-- BEGIN --

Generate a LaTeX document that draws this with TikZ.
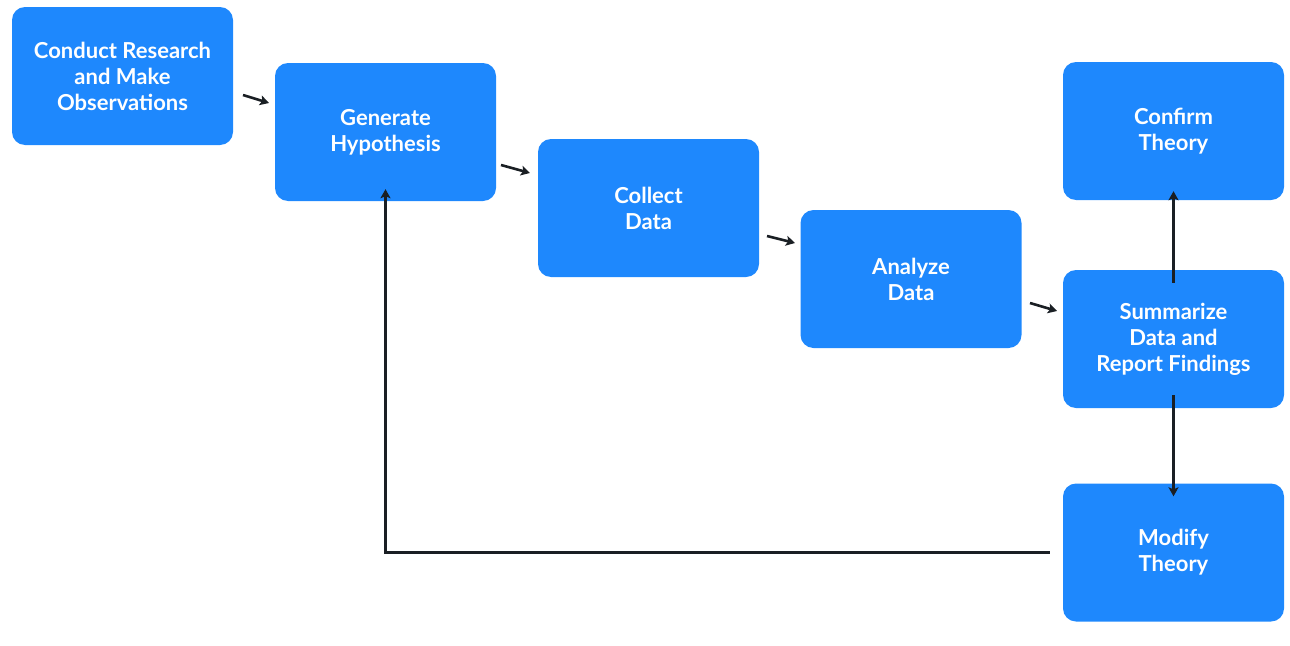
\documentclass[tikz,border=0pt]{standalone}
\usepackage{fontspec}
\setmainfont{Lato}
\usetikzlibrary{arrows.meta}
\definecolor{boxblue}{HTML}{1E88FD}
\definecolor{arr}{HTML}{1A1F24}
\begin{document}
\begin{tikzpicture}[x=1pt,y=-1pt,
  box/.style={fill=boxblue,rounded corners=13pt,minimum width=221pt,minimum height=138pt,
    text=white,font=\fontsize{22}{26}\selectfont\bfseries,align=center,inner sep=0pt},
  ar/.style={draw=arr,line width=2.6pt,-{Stealth[length=9pt,width=10pt,inset=2pt]}}]
\useasboundingbox (0,0) rectangle (1290,645);
\node[box] (a) at (122.5,76) {Conduct Research\\and Make\\Observations};
\node[box] (b) at (385.5,132) {Generate\\Hypothesis};
\node[box] (c) at (648.5,208) {Collect\\Data};
\node[box] (d) at (911,279) {Analyze\\Data};
\node[box] (e) at (1173.5,339) {Summarize\\Data and\\Report Findings};
\node[box] (f) at (1173.5,131) {Confirm\\Theory};
\node[box] (g) at (1173.5,552.5) {Modify\\Theory};
\coordinate (a1) at (243,95); \coordinate (a2) at (269,103);
\coordinate (b1) at (501,165); \coordinate (b2) at (530,173);
\coordinate (c1) at (767,236); \coordinate (c2) at (795,243);
\coordinate (d1) at (1030,303); \coordinate (d2) at (1057,311);
\draw[ar] (a1) -- (a2);
\draw[ar] (b1) -- (b2);
\draw[ar] (c1) -- (c2);
\draw[ar] (d1) -- (d2);
\draw[ar] ([yshift=-13pt]e.north) -- ([yshift=9pt]f.south);
\draw[ar] ([yshift=13pt]e.south) -- ([yshift=-13pt]g.north);
\draw[ar,-{Stealth[length=9pt,width=10pt,inset=2pt]}] ([xshift=-13pt]g.west) -| ([yshift=12pt]b.south);
\end{tikzpicture}
\end{document}
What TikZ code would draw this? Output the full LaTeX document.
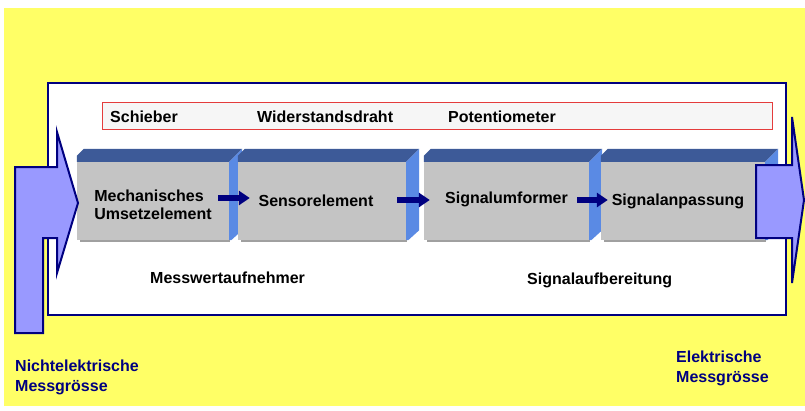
\documentclass[tikz,border=0pt]{standalone}
\usepackage{fontspec}
\setmainfont{Liberation Sans}
\usetikzlibrary{calc,arrows.meta}

\definecolor{bgyellow}{RGB}{255,255,102}
\definecolor{navy}{RGB}{0,0,128}
\definecolor{arrowfill}{RGB}{153,153,255}
\definecolor{frontgray}{RGB}{196,196,196}
\definecolor{shadowgray}{RGB}{160,160,160}
\definecolor{topblue}{RGB}{61,90,152}
\definecolor{sideblue}{RGB}{90,138,228}
\definecolor{stripred}{RGB}{228,60,60}
\definecolor{stripfill}{RGB}{246,246,246}

\tikzset{
  txt/.style={font=\bfseries\fontsize{16}{18}\selectfont, inner sep=0pt, text=black},
  bluetxt/.style={font=\bfseries\fontsize{16}{20}\selectfont, inner sep=0pt, text=navy, align=left},
  boxfront/.style={fill=frontgray, minimum height=78pt, inner sep=0pt},
  flow/.style={navy, line width=6pt, -{Triangle[length=11pt,width=14pt]}},
  blockarrow/.style={draw=navy, fill=arrowfill, line width=2pt, line join=miter},
}

% top and right faces of a 3D block around its front node
\newcommand\blockfaces[1]{%
  \fill[topblue] (#1.north west) -- ++(0,-6) -- ++(7,-7)
    -- ($(#1.north east)+(13,-13)$) -- (#1.north east) -- cycle;
  \fill[sideblue] (#1.north east) -- ++(13,-13)
    -- ($(#1.south east)+(13,-10)$) -- ($(#1.south east)+(2,0)$)
    -- (#1.south east) -- cycle;
  \fill[shadowgray] ($(#1.south west)+(3,0)$) rectangle ($(#1.south east)+(1,2)$);
}

\begin{document}
\begin{tikzpicture}[x=1pt,y=-1pt]
  % page and yellow background
  \useasboundingbox (0,0) rectangle (805,410);
  \fill[white] (0,0) rectangle (805,410);
  \fill[bgyellow] (4,8) rectangle (805,406);

  % white frame
  \node[draw=navy, line width=2pt, fill=white, inner sep=0pt,
        minimum width=738pt, minimum height=232pt] (frame) at (417,199) {};

  % component strip
  \node[draw=stripred, fill=stripfill, line width=1pt, inner sep=0pt,
        minimum width=670pt, minimum height=27pt] (strip) at (437,115.5) {};
  \node[txt, anchor=base west] (s1) at (110,122) {Schieber};
  \node[txt, anchor=base west] (s2) at (257,122) {Widerstandsdraht};
  \node[txt, anchor=base west] (s3) at (448,122) {Potentiometer};

  % blocks
  \node[boxfront, minimum width=152pt] (b1) at (153,201) {};
  \blockfaces{b1}
  \node[boxfront, minimum width=168pt] (b2) at (322,201) {};
  \blockfaces{b2}
  \node[boxfront, minimum width=165pt] (b3) at (506.5,201) {};
  \blockfaces{b3}
  \node[boxfront, minimum width=164pt] (b4) at (683,201) {};
  \blockfaces{b4}

  \node[txt, align=left] (t1) at ([yshift=-4pt]b1.center) {Mechanisches\\Umsetzelement};
  \node[txt] (t2) at ([xshift=-6pt]b2.center) {Sensorelement};
  \node[txt] (t3) at ([yshift=2pt]b3.center) {Signalumformer};
  \node[txt] (t4) at ([xshift=-5pt]b4.center) {Signalanpassung};

  % flow arrows between blocks
  \draw[flow] ([xshift=-11pt,yshift=3pt]b1.east) -- ([xshift=12pt,yshift=3pt]b2.west);
  \draw[flow] ([xshift=-9pt,yshift=1pt]b2.east) -- ([xshift=6pt,yshift=1pt]b3.west);
  \draw[flow] ([xshift=-12pt,yshift=1pt]b3.east) -- ([xshift=7pt,yshift=1pt]b4.west);

  % group captions
  \node[txt, anchor=base west] (g1) at (150,283) {Messwertaufnehmer};
  \node[txt, anchor=base west] (g2) at (527,284) {Signalaufbereitung};

  % input and output block arrows
  \draw[blockarrow] (15,333) -- (15,167) -- (57,167) -- (57,132) -- (78,203)
    -- (57,273) -- (57,238) -- (43,238) -- (43,333) -- cycle;
  \draw[blockarrow] (756,165) -- (792,165) -- (792,117) -- (804,200)
    -- (792,283) -- (792,238) -- (756,238) -- cycle;

  % quantities
  \node[bluetxt, anchor=north west] (qin) at (15,359.3) {Nichtelektrische\\Messgrösse};
  \node[bluetxt, anchor=north west] (qout) at (676,350.3) {Elektrische\\Messgrösse};
\end{tikzpicture}
\end{document}
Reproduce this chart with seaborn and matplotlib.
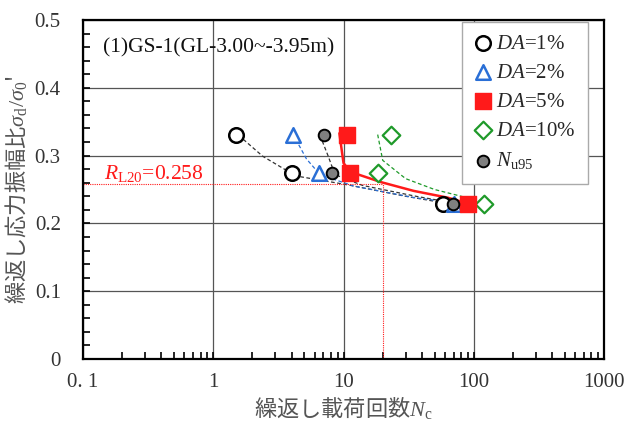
import numpy as np
import pandas as pd
import matplotlib
matplotlib.use("Agg")
import matplotlib.pyplot as plt
from matplotlib.ticker import MultipleLocator, LogLocator, NullFormatter
import seaborn as sns

# data
da1_n = [1.5, 4.05, 58]
da1_r = [0.33, 0.275, 0.229]
da2_n = [4.1, 6.5, 71]
da2_r = [0.33, 0.275, 0.229]
da5_n = [10.7, 11.3, 91]
da5_r = [0.33, 0.275, 0.229]
da10_n = [23, 18.3, 119]
da10_r = [0.33, 0.275, 0.229]
nu95_n = [7.1, 8.2, 69]
nu95_r = [0.33, 0.275, 0.229]

# fitted curves
c1_n = [1.7, 2.4, 4.3, 10.7, 30, 56]
c1_r = [0.324, 0.299, 0.27, 0.257, 0.24, 0.231]
c2_n = [4.3, 5.2, 6.6, 12, 35, 68]
c2_r = [0.324, 0.295, 0.272, 0.255, 0.238, 0.231]
c5_n = [9.3, 10.0, 11.3, 19.3, 34.5, 63, 84]
c5_r = [0.333, 0.289, 0.276, 0.261, 0.248, 0.238, 0.231]
c10_n = [18.3, 20, 30, 50, 84]
c10_r = [0.331, 0.293, 0.266, 0.25, 0.239]
cu_n = [6.6, 7.6, 8.6, 14, 36, 66]
cu_r = [0.33, 0.3, 0.272, 0.256, 0.24, 0.231]

rl20 = 0.258
n20 = 20

xticks = [0.1, 1, 10, 100, 1000]
xlabels = ["0. 1", "1", "10", "100", "1000"]
yticks = [0, 0.1, 0.2, 0.3, 0.4, 0.5]
ylabels = ["0", "0.1", "0.2", "0.3", "0.4", "0.5"]

sns.set_style("white")
plt.rcParams['font.family'] = ['Liberation Serif', 'DejaVu Sans']
plt.rcParams['mathtext.fontset'] = 'custom'
plt.rcParams['mathtext.rm'] = 'Liberation Serif'
plt.rcParams['mathtext.it'] = 'Liberation Serif:italic'
plt.rcParams['mathtext.bf'] = 'Liberation Serif:bold'

fig = plt.figure(figsize=(6.27, 4.24), dpi=100)
ax = fig.add_axes([83 / 627, 65 / 424, 521 / 627, 339 / 424])

blue = "#2a6fd6"
green = "#1f9a2a"
red = "#ff1a1a"

# curves
sns.lineplot(x=c1_n, y=c1_r, sort=False, ax=ax, color="#333333", lw=0.9, ls=(0, (3, 2)))
sns.lineplot(x=c2_n, y=c2_r, sort=False, ax=ax, color=blue, lw=0.9, ls=(0, (3, 2)))
sns.lineplot(x=cu_n, y=cu_r, sort=False, ax=ax, color="#333333", lw=0.9, ls=(0, (3, 2)))
sns.lineplot(x=c10_n, y=c10_r, sort=False, ax=ax, color=green, lw=0.9, ls=(0, (3, 2)))
sns.lineplot(x=c5_n, y=c5_r, sort=False, ax=ax, color=red, lw=1.8)

# R_L20 guide lines
ax.plot([0.1, n20], [rl20, rl20], color=red, lw=0.8, ls=(0, (1, 1)))
ax.plot([n20, n20], [0, rl20], color=red, lw=0.8, ls=(0, (1, 1)))

# points
sns.scatterplot(x=da1_n, y=da1_r, ax=ax, marker="o", s=110, facecolor="white",
                edgecolor="black", linewidth=1.8, label=r"$\it{DA}$=1%", zorder=5)
sns.scatterplot(x=da2_n, y=da2_r, ax=ax, marker="^", s=110, facecolor="white",
                edgecolor=blue, linewidth=1.8, label=r"$\it{DA}$=2%", zorder=5)
sns.scatterplot(x=da5_n, y=da5_r, ax=ax, marker="s", s=130, color=red,
                edgecolor=red, linewidth=1, label=r"$\it{DA}$=5%", zorder=6)
sns.scatterplot(x=da10_n, y=da10_r, ax=ax, marker="D", s=80, facecolor="white",
                edgecolor=green, linewidth=1.6, label=r"$\it{DA}$=10%", zorder=5)
sns.scatterplot(x=nu95_n, y=nu95_r, ax=ax, marker="o", s=70, color="#7f7f7f",
                edgecolor="black", linewidth=1.4, label=r"$N_{\rm u95}$", zorder=6)

ax.set_xscale("log")
ax.set_xlim(0.1, 1000)
ax.set_ylim(0, 0.5)

ax.set_xticks(xticks, xlabels)
ax.xaxis.set_minor_locator(LogLocator(base=10, subs=np.arange(2, 10)))
ax.xaxis.set_minor_formatter(NullFormatter())
ax.set_yticks(yticks, ylabels)
ax.yaxis.set_minor_locator(MultipleLocator(0.02))

ax.tick_params(which="both", direction="in", labelsize=15, colors="black",
               labelcolor="#333333", bottom=True, left=True, top=False, right=False)
ax.tick_params(which="major", length=5, width=1.2)
ax.tick_params(which="minor", length=5, width=1.2)
ax.tick_params(axis="x", which="major", pad=10)
ax.tick_params(axis="y", which="major", pad=16)
ax.grid(True, which="major", color="#555555", lw=0.9)
for s in ax.spines.values():
    s.set_color("black")
    s.set_linewidth(1.6)

ax.set_xlabel(r"繰返し載荷回数$N_{\rm c}$", fontsize=16, color="#555555",
              family=["Noto Sans CJK JP", "DejaVu Sans"], labelpad=2)
ax.set_ylabel(r"繰返し応力振幅比$\sigma_{\rm d}/\sigma_0$'", fontsize=16, color="#555555",
              family=["Noto Sans CJK JP", "DejaVu Sans"], labelpad=4)

ax.text(0.143, 0.452, "(1)GS-1(GL-3.00~-3.95m)", fontsize=15.5, color="#111111")
ax.text(0.145, 0.265, r"$R_{\rm L20}$=0.258", fontsize=15.5, color=red)

leg = ax.legend(loc="upper right", bbox_to_anchor=(0.969, 0.995), fontsize=15,
                frameon=True, fancybox=False, edgecolor="#aaaaaa", framealpha=1,
                handletextpad=0.15, handlelength=0.9, labelspacing=0.45,
                borderpad=0.6, borderaxespad=0)

fig.savefig("out.png", dpi=100)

-- END --

**Task brief**
Give nothing but the count of lines in the listing above that hold the string "LaTeX".

**Exercise solution**
2